Career highlights and awards
- World Series champion (1969);

= Jim McAndrew =

American baseball player (1944–2024)

James Clement McAndrew (January 11, 1944 – March 14, 2024) was an American professional baseball pitcher. He pitched in Major League Baseball for the New York Mets and San Diego Padres from 1968 to 1974. He was a member of the 1969 World Series champions.

== Early life ==
James Clement McAndrew was born on January 11, 1944, in Lost Nation, Iowa. He was the oldest of four, with three younger sisters. He grew up on a 750 acre farm where his father raised chickens and grew corn.

McAndrew graduated from Lost Nation High School and attended the University of Iowa, where he played baseball and basketball for the Iowa Hawkeyes. He gave up playing basketball during his sophomore year after suffering a knee injury. He earned a bachelor's degree in psychology from Iowa.

== Career ==
The New York Mets selected McAndrew in the 11th round, with the 209th overall selection, of the 1965 MLB draft. He made his MLB debut on July 21, 1968, substituting for Nolan Ryan. He started twelve games for the Mets in 1968; the Mets had a 4–8 win-loss record in those games, and his record was 4–7. He had a 2.28 earned run average (ERA) in 1968.

McAndrew was a member of the 1969 World Series champions and the 1973 National League pennant winners. On September 10, 1969, he started and pitched 11 innings against the Montreal Expos in the first game of a double-header that the Mets swept to reach first place for the first time in franchise history. He did not pitch in the 1969 World Series as he was behind Tom Seaver, Jerry Koosman, and Gary Gentry on the Mets' depth chart. He also did not pitch in the 1973 World Series as the Mets relied on Seaver, Koosman, Jon Matlack, and relief pitcher Tug McGraw. McAndrew appeared in 23 games during the 1973 season, but due to injuries, he was limited to 80 1/3 innings pitched.

After the 1973 season, the Mets traded McAndrew to the San Diego Padres for Steve Simpson.
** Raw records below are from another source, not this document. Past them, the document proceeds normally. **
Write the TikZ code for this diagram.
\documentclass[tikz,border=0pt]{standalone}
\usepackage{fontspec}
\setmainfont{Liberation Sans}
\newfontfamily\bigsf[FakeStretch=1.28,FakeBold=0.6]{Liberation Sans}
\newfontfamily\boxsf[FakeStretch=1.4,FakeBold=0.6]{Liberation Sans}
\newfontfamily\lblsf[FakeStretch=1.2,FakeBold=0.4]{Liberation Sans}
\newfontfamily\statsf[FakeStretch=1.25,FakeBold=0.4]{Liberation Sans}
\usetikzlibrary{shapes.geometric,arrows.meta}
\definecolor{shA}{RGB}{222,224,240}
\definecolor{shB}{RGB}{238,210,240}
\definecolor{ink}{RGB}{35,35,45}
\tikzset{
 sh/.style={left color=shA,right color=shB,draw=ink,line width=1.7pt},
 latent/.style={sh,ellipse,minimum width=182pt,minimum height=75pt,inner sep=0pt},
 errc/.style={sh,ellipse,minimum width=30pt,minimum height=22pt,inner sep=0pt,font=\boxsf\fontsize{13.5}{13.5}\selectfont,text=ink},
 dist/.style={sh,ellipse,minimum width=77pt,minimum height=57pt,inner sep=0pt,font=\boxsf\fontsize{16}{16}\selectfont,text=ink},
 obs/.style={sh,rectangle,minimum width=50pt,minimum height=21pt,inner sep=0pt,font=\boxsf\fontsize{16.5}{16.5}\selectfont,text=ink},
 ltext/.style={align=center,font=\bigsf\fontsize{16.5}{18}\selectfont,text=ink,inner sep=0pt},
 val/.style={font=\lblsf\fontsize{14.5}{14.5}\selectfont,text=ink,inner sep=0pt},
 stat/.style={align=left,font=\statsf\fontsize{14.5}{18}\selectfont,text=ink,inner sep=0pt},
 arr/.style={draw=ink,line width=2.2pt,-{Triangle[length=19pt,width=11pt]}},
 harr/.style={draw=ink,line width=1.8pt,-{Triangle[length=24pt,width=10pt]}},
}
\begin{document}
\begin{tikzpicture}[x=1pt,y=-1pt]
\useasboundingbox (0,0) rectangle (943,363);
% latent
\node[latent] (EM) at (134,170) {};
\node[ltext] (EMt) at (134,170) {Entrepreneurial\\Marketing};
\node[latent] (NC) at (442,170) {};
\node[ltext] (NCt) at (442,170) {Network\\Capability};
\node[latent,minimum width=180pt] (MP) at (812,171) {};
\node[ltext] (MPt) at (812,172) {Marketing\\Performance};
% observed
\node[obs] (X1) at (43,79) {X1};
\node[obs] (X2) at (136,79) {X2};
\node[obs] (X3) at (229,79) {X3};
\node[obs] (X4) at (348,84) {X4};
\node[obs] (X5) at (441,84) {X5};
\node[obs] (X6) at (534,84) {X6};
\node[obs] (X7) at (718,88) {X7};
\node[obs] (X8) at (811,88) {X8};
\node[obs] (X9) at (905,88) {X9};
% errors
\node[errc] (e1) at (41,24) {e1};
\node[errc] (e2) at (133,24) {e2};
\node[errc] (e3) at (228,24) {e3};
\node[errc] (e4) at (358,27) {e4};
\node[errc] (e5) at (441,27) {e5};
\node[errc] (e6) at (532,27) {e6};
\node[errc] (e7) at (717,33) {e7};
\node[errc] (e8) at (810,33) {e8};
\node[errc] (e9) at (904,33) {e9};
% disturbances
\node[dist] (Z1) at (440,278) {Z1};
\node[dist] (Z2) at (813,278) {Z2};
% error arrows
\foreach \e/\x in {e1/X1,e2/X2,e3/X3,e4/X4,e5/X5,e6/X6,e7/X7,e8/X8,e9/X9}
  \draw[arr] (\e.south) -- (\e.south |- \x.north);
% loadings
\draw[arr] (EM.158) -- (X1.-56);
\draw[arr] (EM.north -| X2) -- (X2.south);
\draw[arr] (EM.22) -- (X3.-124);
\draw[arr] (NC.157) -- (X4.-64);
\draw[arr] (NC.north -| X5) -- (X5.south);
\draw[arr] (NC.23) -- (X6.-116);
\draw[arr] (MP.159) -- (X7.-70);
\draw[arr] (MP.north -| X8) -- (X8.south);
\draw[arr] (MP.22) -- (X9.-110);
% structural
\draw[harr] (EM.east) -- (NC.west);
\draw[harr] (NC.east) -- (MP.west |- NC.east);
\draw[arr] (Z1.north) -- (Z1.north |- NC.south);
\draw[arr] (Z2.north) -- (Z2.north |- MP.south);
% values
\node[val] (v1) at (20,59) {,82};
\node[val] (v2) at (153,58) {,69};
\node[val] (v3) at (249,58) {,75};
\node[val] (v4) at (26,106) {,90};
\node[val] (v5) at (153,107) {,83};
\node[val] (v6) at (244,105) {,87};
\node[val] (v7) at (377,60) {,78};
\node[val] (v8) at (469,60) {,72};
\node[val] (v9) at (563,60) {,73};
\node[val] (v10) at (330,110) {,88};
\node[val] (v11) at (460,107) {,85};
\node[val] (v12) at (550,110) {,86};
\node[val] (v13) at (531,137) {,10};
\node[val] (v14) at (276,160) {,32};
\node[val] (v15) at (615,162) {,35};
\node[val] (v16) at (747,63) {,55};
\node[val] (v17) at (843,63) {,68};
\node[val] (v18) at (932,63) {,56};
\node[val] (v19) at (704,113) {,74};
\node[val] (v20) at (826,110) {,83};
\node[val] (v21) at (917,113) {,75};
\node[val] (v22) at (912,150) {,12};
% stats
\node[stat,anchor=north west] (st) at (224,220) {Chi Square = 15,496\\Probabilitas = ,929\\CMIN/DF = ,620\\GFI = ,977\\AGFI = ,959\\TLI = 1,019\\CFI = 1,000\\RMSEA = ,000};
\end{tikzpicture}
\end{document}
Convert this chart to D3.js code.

He pitched in 15 games for the Padres before he was released.

McAndrew pitched in 161 games in his career, starting 110 of them. He registered 20 complete games and six shutouts. He retired with a 37–53 win-loss record and a 3.65 ERA.

== Personal life ==
McAndrew and his wife, Lyn, had four children. His son, Jamie McAndrew, also pitched in the major leagues.

After retiring from baseball in 1974, McAndrew went to work at General Dynamics in Chicago. He then worked in the coal industry. He and Lyn retired to Fountain Hills, Arizona.

McAndrew died following a brief illness at HonorHealth Scottsdale Shea Medical Center, on March 14, 2024.